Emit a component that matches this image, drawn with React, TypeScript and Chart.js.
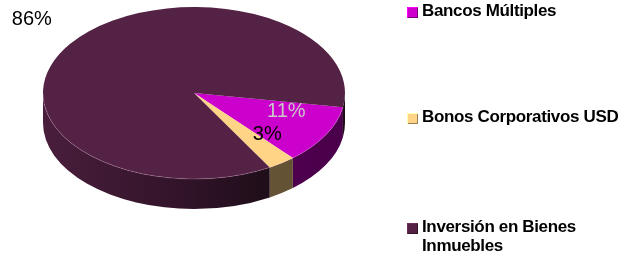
---
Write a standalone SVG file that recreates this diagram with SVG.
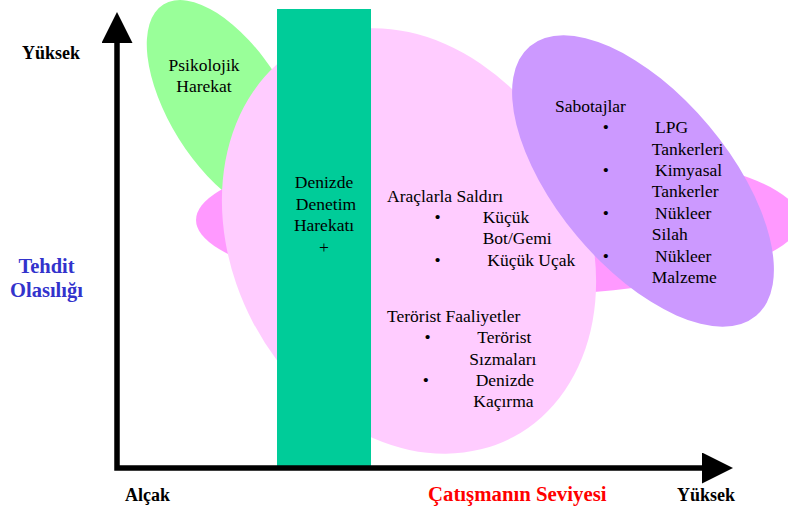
...
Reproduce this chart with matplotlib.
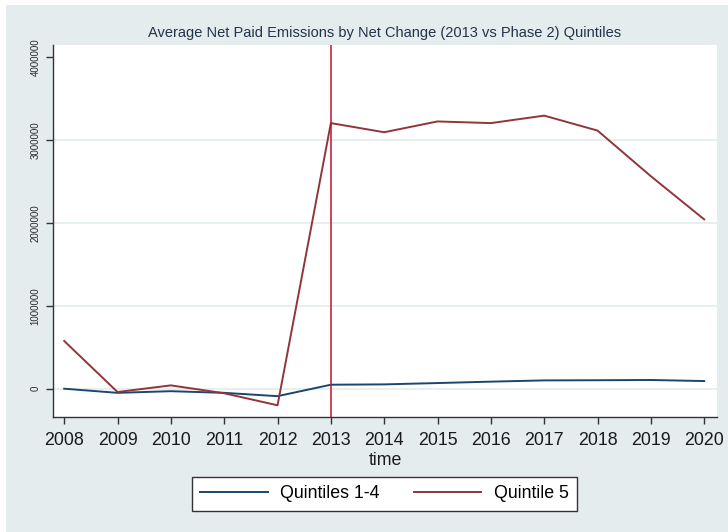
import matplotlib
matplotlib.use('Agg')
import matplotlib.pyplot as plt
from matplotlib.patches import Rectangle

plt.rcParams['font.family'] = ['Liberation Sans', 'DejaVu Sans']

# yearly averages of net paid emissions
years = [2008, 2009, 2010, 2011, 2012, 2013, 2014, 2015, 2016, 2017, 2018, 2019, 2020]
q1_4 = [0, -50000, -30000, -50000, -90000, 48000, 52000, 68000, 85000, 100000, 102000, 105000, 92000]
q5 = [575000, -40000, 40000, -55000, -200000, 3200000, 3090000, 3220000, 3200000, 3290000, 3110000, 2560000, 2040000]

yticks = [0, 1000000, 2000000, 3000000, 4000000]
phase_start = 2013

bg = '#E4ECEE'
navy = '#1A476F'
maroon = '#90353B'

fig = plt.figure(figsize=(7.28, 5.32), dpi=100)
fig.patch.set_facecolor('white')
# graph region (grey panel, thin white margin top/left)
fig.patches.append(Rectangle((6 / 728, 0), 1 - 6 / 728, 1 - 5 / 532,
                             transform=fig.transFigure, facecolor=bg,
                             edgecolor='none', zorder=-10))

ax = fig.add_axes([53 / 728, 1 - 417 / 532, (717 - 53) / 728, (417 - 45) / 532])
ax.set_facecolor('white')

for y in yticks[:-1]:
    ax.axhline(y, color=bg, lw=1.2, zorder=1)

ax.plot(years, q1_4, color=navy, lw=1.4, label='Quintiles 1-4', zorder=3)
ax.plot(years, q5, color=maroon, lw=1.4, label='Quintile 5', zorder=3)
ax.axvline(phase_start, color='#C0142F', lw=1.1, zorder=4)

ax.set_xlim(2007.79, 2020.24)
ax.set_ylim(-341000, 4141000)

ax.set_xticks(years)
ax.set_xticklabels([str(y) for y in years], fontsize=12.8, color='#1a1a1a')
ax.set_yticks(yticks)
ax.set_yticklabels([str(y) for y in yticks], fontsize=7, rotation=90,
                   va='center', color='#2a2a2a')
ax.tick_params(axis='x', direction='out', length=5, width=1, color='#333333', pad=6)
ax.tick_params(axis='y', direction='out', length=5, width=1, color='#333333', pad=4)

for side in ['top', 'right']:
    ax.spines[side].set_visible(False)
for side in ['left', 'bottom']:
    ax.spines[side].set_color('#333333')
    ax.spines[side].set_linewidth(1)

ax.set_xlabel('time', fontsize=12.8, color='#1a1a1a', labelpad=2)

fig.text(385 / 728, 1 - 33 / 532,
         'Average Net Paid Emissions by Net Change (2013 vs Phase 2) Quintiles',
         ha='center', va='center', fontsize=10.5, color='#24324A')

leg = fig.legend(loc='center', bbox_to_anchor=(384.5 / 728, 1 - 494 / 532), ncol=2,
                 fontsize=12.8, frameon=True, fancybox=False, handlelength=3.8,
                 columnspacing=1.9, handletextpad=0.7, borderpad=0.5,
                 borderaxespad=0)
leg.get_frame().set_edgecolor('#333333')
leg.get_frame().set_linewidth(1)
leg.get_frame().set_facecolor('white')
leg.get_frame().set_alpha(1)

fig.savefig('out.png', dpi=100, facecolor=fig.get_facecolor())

TASK TO COMPLETE: Pull out every line of the entries that includes the word "this".

WRITTEN REPLY:
Emit a component that matches this image, drawn with React, TypeScript and Chart.js.
Write a standalone SVG file that recreates this diagram with SVG.
Reproduce this chart with matplotlib.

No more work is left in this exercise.